BIMCOs Chief Shipping Analyst Peter Sand will share his insight into the container shipping market when he present BIMCO’s view on the current market conditions, including the impact from trade wars, regionalism and the looming IMO2020 sulphur gap.
What to expect?
A comprehensive economic and trade outlook – Gain the full picture on the current state of the global economy, how are current geopolitical tensions impacting global trade patterns, and the impact on shipping sector.
A deep dive into how the tanker, container and dry bulk markets are evolving – Hear a detailed assessment of how each market is developing, the challenges they face, and the opportunities out there.
The global sulfur cap 2020 – time has run out, what will happen through 2020? – Just 35 days before the cap, the industry should have a good idea just what to expect come the 1st of January. But how will operating with higher fuel costs, and the risk of compatibility and availability issues impact upon the sector?
Future outlook – what could shipping look like in 10 years? – With digital technologies slowly being embraced, how will this transform the world of shipping, is it for the greater good?
BIMCO’s container shipping market outlook
The continued slowdown in global manufacturing and the broader global economy will impact container shipping.

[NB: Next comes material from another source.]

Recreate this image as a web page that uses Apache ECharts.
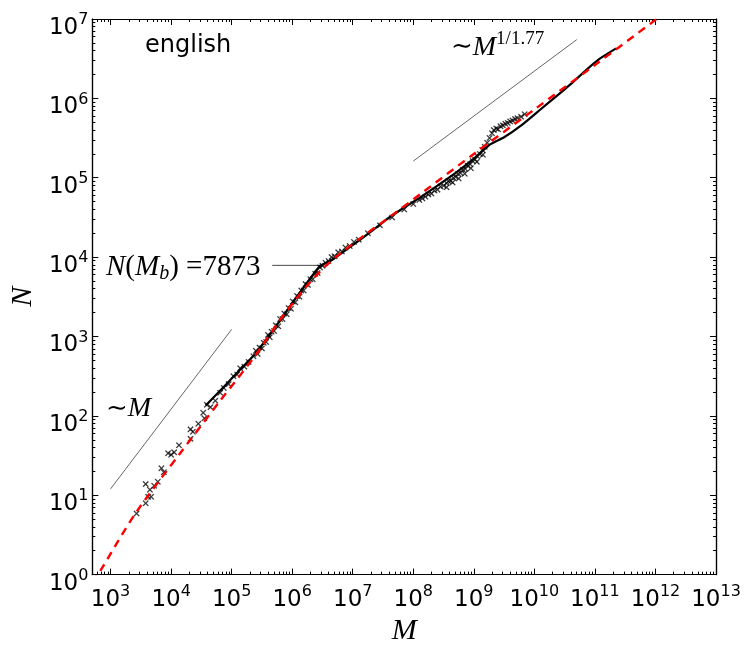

BIMCO expects the GDP multiplier to stay around one for the foreseeable future.
The slowing demand growth means that despite the comparatively low fleet growth expectations which BIMCO has of 3.5%, the fundamental balance of the container shipping market will worsen this year. Furthermore, with the fleet currently projected to grow by 3.2% in 2020 this is unlikely to change much next year, with the industry heading deeper into a hole. Cutting costs will remain in focus to be able to weather the storm.
Adding to the worsening of the fundamental balance, the added fuel costs due to the 2020 sulphur cap, paints a disturbing picture for the rest of the 2019 and 2020 for container shipping. As we have also noted in the dry bulk analysis, the oversupply of capacity is likely to make it difficult for shipowners to recover the additional fuel costs.